Exactly the lines from the line holding "Recreate this image" to the line holding "(0,0) rectangle (1337,867);", both lines included, are to be echoed; pictures are not.

== Records supplied ==

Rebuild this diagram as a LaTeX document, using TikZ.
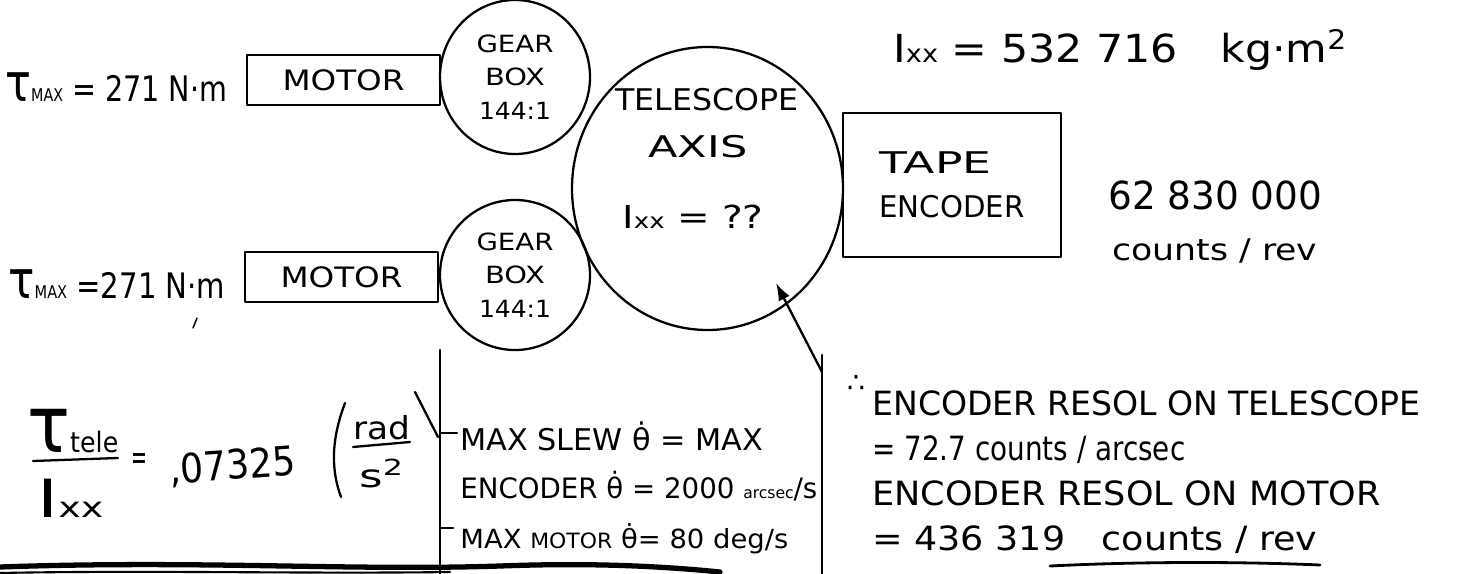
\documentclass[tikz,border=0pt]{standalone}
\usepackage{fontspec}
\usepackage{graphicx}
\setmainfont{DejaVu Sans}
\usetikzlibrary{shapes.geometric,arrows.meta}
\newdimen\pxu \pxu=0.02cm
\newcommand\hs[2]{\resizebox{#1\pxu}{\height}{#2}}
\newcommand\tauc{\scalebox{1.5}{τ}}
\newcommand\thd{θ̇}
\newcommand\fs[1]{\fontsize{#1}{#1}\selectfont}
\tikzset{
  pen/.style={line width=1.3pt},
  boxn/.style={draw, pen, rectangle, inner sep=0pt},
  gearn/.style={draw, pen, ellipse, inner sep=0pt, align=center, font=\fontsize{13.5}{19}\selectfont},
  txt/.style={inner sep=0pt, anchor=base west},
  ctxt/.style={inner sep=0pt, anchor=base},
  arr/.style={pen, -{Latex[length=10pt,width=7pt]}},
}
\begin{document}
\begin{tikzpicture}[x=0.02cm,y=-0.02cm,line cap=round,line join=round]
\useasboundingbox (0,0) rectangle (1460,574);

% motors and gearboxes
\node[boxn, minimum width=193\pxu, minimum height=50\pxu, font=\fs{16}] (motor1) at (343.5,80) {\hs{122}{MOTOR}};
\node[boxn, minimum width=193\pxu, minimum height=50\pxu, font=\fs{16}] (motor2) at (341.5,277) {\hs{122}{MOTOR}};
\node[gearn, minimum width=150\pxu, minimum height=154\pxu] (gear1) at (515,77) {\hs{77}{GEAR}\\\hs{60}{BOX}\\\hs{72}{144:1}};
\node[gearn, minimum width=150\pxu, minimum height=150\pxu] (gear2) at (515,275) {\hs{77}{GEAR}\\\hs{60}{BOX}\\\hs{72}{144:1}};

% telescope axis
\node[draw, pen, ellipse, inner sep=0pt, minimum width=271\pxu, minimum height=283\pxu] (tel) at (707.5,188.5) {};
\node[ctxt, font=\fs{17}] (telA) at (707,111) {\hs{183}{TELESCOPE}};
\node[ctxt, font=\fs{17}] (telB) at (698,158) {\hs{99}{AXIS}};
\node[ctxt, font=\fs{18}] (telC) at (693,229) {\hs{141}{I{\fs{12}xx} = ??}};

% tape encoder
\node[boxn, minimum width=218\pxu, minimum height=144\pxu, align=left, font=\fontsize{17}{25}\selectfont] (enc) at (952,185) {\hs{112}{TAPE}\\\hs{145}{ENCODER}};

% labels
\node[txt, font=\fs{20}] (tmax1) at (5,102) {\hs{222}{\tauc{\fs{10}MAX} = 271 N·m}};
\node[txt, font=\fs{20}] (tmax2) at (8,298) {\hs{217}{\tauc{\fs{10}MAX} =271 N·m}};
\node[txt, font=\fs{22}] (ixx) at (893,63) {\hs{454}{I{\fs{14}xx} = 532 716\quad kg·m\textsuperscript{2}}};
\node[txt, font=\fs{22}] (cnt1) at (1108,210) {\hs{214}{62 830 000}};
\node[txt, font=\fs{17}] (cnt2) at (1112,260) {\hs{205}{counts / rev}};

% fraction
\node[txt] (num) at (27,452) {\hs{91}{{\fs{30}\tauc}{\fs{16}tele}}};
\draw[pen] (33,461) -- (118,458);
\node[txt] (den) at (37,517) {\hs{66}{{\fs{30}I}{\fs{16}xx}}};
\node[txt, font=\fs{20}] (eq) at (131,469) {\hs{16}{=}};
\node[txt, font=\fs{23}, rotate=4] (val) at (170,484) {\hs{127}{,07325}};
\draw[pen] (345,403) .. controls (331,440) and (331,470) .. (341,497);
\node[txt, font=\fs{18}] (rad) at (353,439) {\hs{57}{rad}};
\draw[pen] (353,447) -- (410,442);
\node[txt, font=\fs{18}] (s2) at (359,487) {\hs{45}{s\textsuperscript{2}}};
\draw[pen] (415,392) -- (438,437);

% slew rates
\draw[line width=1.6pt] (440,350) -- (440,574);
\draw[pen] (440,433) -- (457,433);
\draw[pen] (440,528) -- (453,528);
\node[txt, font=\fs{17}] (slew1) at (460,450) {\hs{303}{MAX SLEW \thd{} = MAX}};
\node[txt, font=\fs{16}] (slew2) at (460,498) {\hs{357}{ENCODER \thd{} = 2000 {\fs{9}arcsec}/s}};
\node[txt, font=\fs{15}] (slew3) at (460,548) {\hs{328}{MAX {\fs{12}MOTOR} \thd{}= 80 deg/s}};

% arrow to telescope
\coordinate (atail) at (822,372);
\coordinate (atip) at (776,283);
\draw[arr] (atail) -- (atip);
\draw[line width=1.6pt] (822,355) -- (822,574);

% resolution
\node[inner sep=0pt, font=\fs{16}] (therefore) at (856,384) {∴};
\node[txt, font=\fs{19}] (res1) at (872,415) {\hs{548}{ENCODER RESOL ON TELESCOPE}};
\node[txt, font=\fs{19}] (res2) at (872,460) {\hs{313}{= 72.7 counts / arcsec}};
\node[txt, font=\fs{19}] (res3) at (872,505) {\hs{508}{ENCODER RESOL ON MOTOR}};
\node[txt, font=\fs{19}] (res4) at (872,550) {\hs{445}{= 436 319\quad counts / rev}};

% stray mark and bottom lines
\draw[line width=0.8pt] (193,328) -- (197,318);
\draw[line width=3pt] (0,567) .. controls (200,560) and (350,571) .. (500,566) .. controls (580,563) and (650,565) .. (720,572);
\draw[line width=1.2pt] (0,573) .. controls (150,570) and (300,574) .. (450,572);
\draw[line width=1.6pt] (1050,566) .. controls (1150,561) and (1250,562) .. (1320,565);
\end{tikzpicture}
\end{document}
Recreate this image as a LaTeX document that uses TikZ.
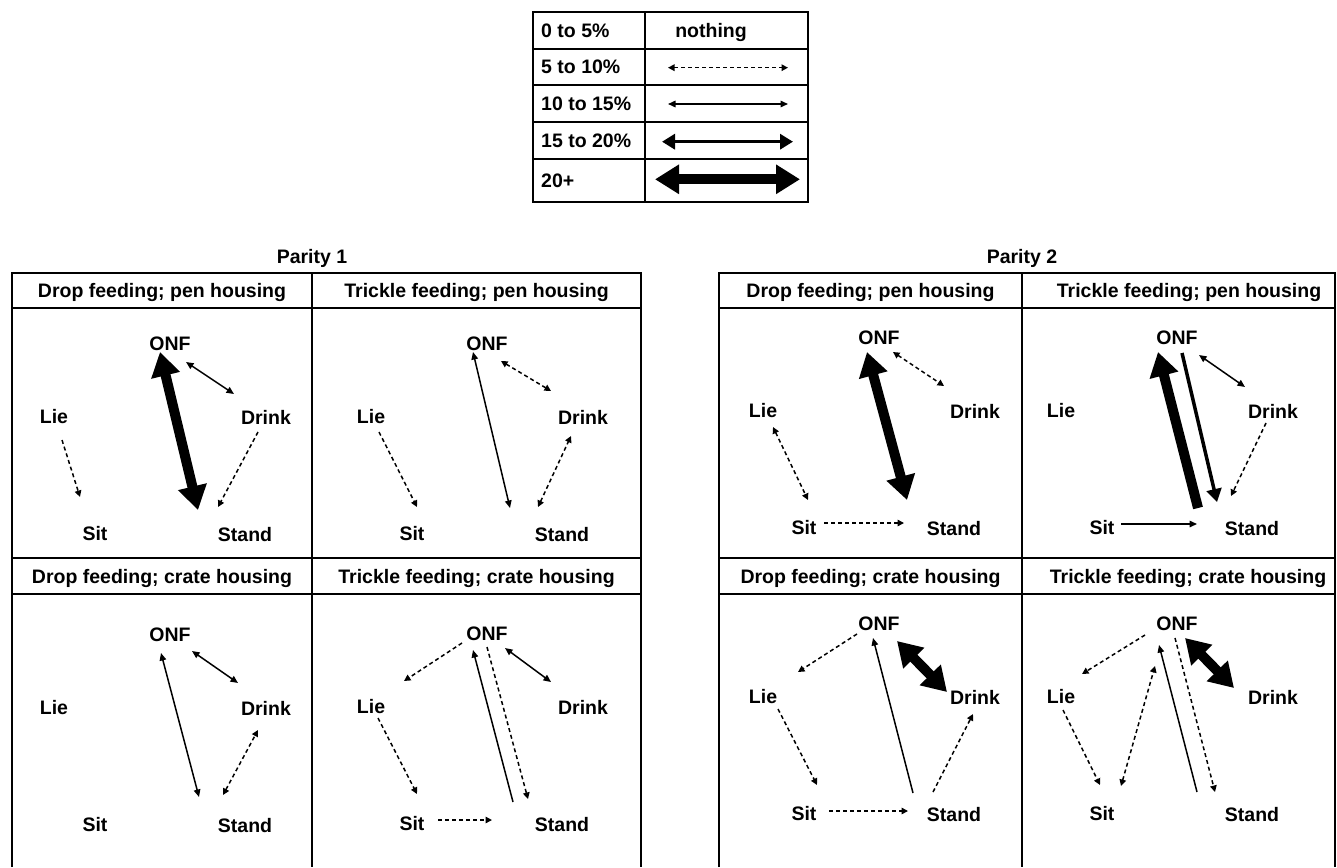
\documentclass[tikz,border=0pt]{standalone}
\usepackage{fontspec}
\setmainfont{Liberation Sans}
\usetikzlibrary{arrows.meta,calc}

\begin{document}
\begin{tikzpicture}[x=1pt, y=-1pt,
  lbl/.style={font=\fontsize{19.5}{22}\selectfont\bfseries, inner sep=0pt, text height=14pt, text depth=0pt},
  tabline/.style={line width=2pt},
  pfive/.style={line width=1.5pt, dash pattern=on 4pt off 3pt, >={Triangle[length=6.5pt,width=6.5pt]}},
  pten/.style={line width=1.5pt, >={Triangle[length=7.5pt,width=6.5pt]}},
  pfifteen/.style={line width=3.5pt, >={Triangle[length=13pt,width=15pt]}},
  ptwenty/.style={line width=10pt, >={Triangle[length=24pt,width=28pt]}}]

\path[use as bounding box, fill=white] (0,0) rectangle (1337,867);

% Legend
\draw[tabline] (533,12) rectangle (808,202);
\foreach \y in {49,85,122,159} \draw[tabline] (533,\y) -- (808,\y);
\draw[tabline] (645,12) -- (645,202);

\node[lbl, anchor=west] (leg1) at (541,30.5) {0 to 5\%};
\node[lbl, anchor=west] (leg2) at (541,67) {5 to 10\%};
\node[lbl, anchor=west] (leg3) at (541,103.5) {10 to 15\%};
\node[lbl, anchor=west] (leg4) at (541,140.5) {15 to 20\%};
\node[lbl, anchor=west] (leg5) at (541,180) {20+};
\node[lbl] (nothing) at (711,30.5) {nothing};

\foreach \r/\y/\sty/\xa/\xb in {2/67.7/pfive/668/788, 3/104/pten/668/788, 4/141.7/pfifteen/662/793, 5/179.3/ptwenty/655/800}
{
  \coordinate (leg\r-w) at (\xa,\y);
  \coordinate (leg\r-e) at (\xb,\y);
  \draw[\sty,<->] (leg\r-w) -- (leg\r-e);
}

% Tables
\node[lbl] (par1) at (312,256) {Parity 1};
\node[lbl] (par2) at (1022,256) {Parity 2};

\draw[tabline] (12,867) |- (641,273) -- (641,867);
\draw[tabline] (719,867) |- (1335,273) -- (1335,867);
\draw[tabline] (312,273) -- (312,867);
\draw[tabline] (1022,273) -- (1022,867);
\foreach \y in {308,558,594}
{
  \draw[tabline] (12,\y) -- (641,\y);
  \draw[tabline] (719,\y) -- (1335,\y);
}

\node[lbl] (a-head) at (162,290.5) {Drop feeding; pen housing};
\node[lbl] (b-head) at (476.5,290.5) {Trickle feeding; pen housing};
\node[lbl] (c-head) at (162,576) {Drop feeding; crate housing};
\node[lbl] (d-head) at (476.5,576) {Trickle feeding; crate housing};
\node[lbl] (e-head) at (870.5,290.5) {Drop feeding; pen housing};
\node[lbl] (f-head) at (1189,290.5) {Trickle feeding; pen housing};
\node[lbl] (g-head) at (870.5,576) {Drop feeding; crate housing};
\node[lbl] (h-head) at (1188,576) {Trickle feeding; crate housing};

% Behaviour nodes, one set per panel
\foreach \p/\x/\y in {a/170/343, b/487/343, c/170/634, d/487/633, e/879/337, f/1177/337, g/879/623, h/1177/623}
{
  \node[lbl] (\p-onf) at (\x,\y) {ONF};
  \node[lbl] (\p-lie) at (\x-116,\y+73) {Lie};
  \node[lbl] (\p-drink) at (\x+96,\y+74) {Drink};
  \node[lbl] (\p-sit) at (\x-75,\y+190) {Sit};
  \node[lbl] (\p-stand) at (\x+75,\y+191) {Stand};
}

% Parity 1, drop / pen
\draw[ptwenty,<->] ($(a-onf)+(-10,9)$) -- ($(a-stand)+(-47,-24)$);
\draw[pten,<->] ($(a-onf)+(16,19)$) -- ($(a-drink)+(-32,-23)$);
\draw[pfive,->] ($(a-lie)+(8,24)$) -- ($(a-sit)+(-15,-36)$);
\draw[pfive,->] ($(a-drink)+(-8,15)$) -- ($(a-stand)+(-27,-27)$);

% Parity 1, trickle / pen
\draw[pten,<->] ($(b-onf)+(-14,9)$) -- ($(b-stand)+(-52,-26)$);
\draw[pfive,<->] ($(b-onf)+(14,18)$) -- ($(b-drink)+(-32,-26)$);
\draw[pfive,->] ($(b-lie)+(8,16)$) -- ($(b-sit)+(5,-26)$);
\draw[pfive,<->] ($(b-stand)+(-24,-27)$) -- ($(b-drink)+(-12,19)$);

% Parity 1, drop / crate
\draw[pten,<->] ($(c-onf)+(-9,19)$) -- ($(c-stand)+(-46,-28)$);
\draw[pten,<->] ($(c-onf)+(22,17)$) -- ($(c-drink)+(-28,-25)$);
\draw[pfive,<->] ($(c-stand)+(-22,-30)$) -- ($(c-drink)+(-8,22)$);

% Parity 1, trickle / crate
\draw[pfive,->] ($(d-onf)+(-25,10)$) -- ($(d-lie)+(33,-25)$);
\draw[pten,->] ($(d-stand)+(-49,-22)$) -- ($(d-onf)+(-14,17)$);
\draw[pfive,->] ($(d-onf)+(0,14)$) -- ($(d-stand)+(-34,-25)$);
\draw[pten,<->] ($(d-onf)+(18,15)$) -- ($(d-drink)+(-32,-25)$);
\draw[pfive,->] ($(d-lie)+(7,12)$) -- ($(d-sit)+(5,-29)$);
\draw[pfive,->] ($(d-sit)+(26,-3)$) -- ($(d-stand)+(-70,-4)$);

% Parity 2, drop / pen
\draw[ptwenty,<->] ($(e-onf)+(-12,15)$) -- ($(e-stand)+(-47,-28)$);
\draw[pfive,<->] ($(e-onf)+(14,15)$) -- ($(e-drink)+(-31,-25)$);
\draw[pfive,<->] ($(e-lie)+(10,17)$) -- ($(e-sit)+(4,-27)$);
\draw[pfive,->] ($(e-sit)+(20,-4)$) -- ($(e-stand)+(-50,-5)$);

% Parity 2, trickle / pen
\draw[ptwenty,->] ($(f-stand)+(-54,-20)$) -- ($(f-onf)+(-19,15)$);
\draw[pfifteen,->] ($(f-onf)+(5,16)$) -- ($(f-stand)+(-35,-26)$);
\draw[pten,<->] ($(f-onf)+(22,18)$) -- ($(f-drink)+(-28,-24)$);
\draw[pfive,->] ($(f-drink)+(-7,12)$) -- ($(f-stand)+(-21,-32)$);
\draw[pten,->] ($(f-sit)+(19,-3)$) -- ($(f-stand)+(-55,-4)$);

% Parity 2, drop / crate
\draw[pfive,->] ($(g-onf)+(-22,11)$) -- ($(g-lie)+(35,-24)$);
\draw[pten,->] ($(g-stand)+(-41,-21)$) -- ($(g-onf)+(-6,15)$);
\draw[ptwenty,<->] ($(g-onf)+(18,18)$) -- ($(g-drink)+(-28,-5)$);
\draw[pfive,->] ($(g-lie)+(15,13)$) -- ($(g-sit)+(13,-28)$);
\draw[pfive,->] ($(g-sit)+(25,-2)$) -- ($(g-stand)+(-46,-3)$);
\draw[pfive,->] ($(g-stand)+(-21,-22)$) -- ($(g-drink)+(-2,17)$);

% Parity 2, trickle / crate
\draw[pfive,->] ($(h-onf)+(-32,12)$) -- ($(h-lie)+(21,-22)$);
\draw[pfive,<->] ($(h-sit)+(19,-27)$) -- ($(h-onf)+(-22,43)$);
\draw[pten,->] ($(h-stand)+(-55,-22)$) -- ($(h-onf)+(-18,22)$);
\draw[pfive,->] ($(h-onf)+(-2,15)$) -- ($(h-stand)+(-37,-22)$);
\draw[ptwenty,<->] ($(h-onf)+(8,15)$) -- ($(h-drink)+(-39,-9)$);
\draw[pfive,->] ($(h-lie)+(2,14)$) -- ($(h-sit)+(-2,-28)$);

\end{tikzpicture}
\end{document}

===

◆ Output for this exercise:
Recreate this image as a LaTeX document that uses TikZ.
\documentclass[tikz,border=0pt]{standalone}
\usepackage{fontspec}
\setmainfont{Liberation Sans}
\usetikzlibrary{arrows.meta,calc}

\begin{document}
\begin{tikzpicture}[x=1pt, y=-1pt,
  lbl/.style={font=\fontsize{19.5}{22}\selectfont\bfseries, inner sep=0pt, text height=14pt, text depth=0pt},
  tabline/.style={line width=2pt},
  pfive/.style={line width=1.5pt, dash pattern=on 4pt off 3pt, >={Triangle[length=6.5pt,width=6.5pt]}},
  pten/.style={line width=1.5pt, >={Triangle[length=7.5pt,width=6.5pt]}},
  pfifteen/.style={line width=3.5pt, >={Triangle[length=13pt,width=15pt]}},
  ptwenty/.style={line width=10pt, >={Triangle[length=24pt,width=28pt]}}]

\path[use as bounding box, fill=white] (0,0) rectangle (1337,867);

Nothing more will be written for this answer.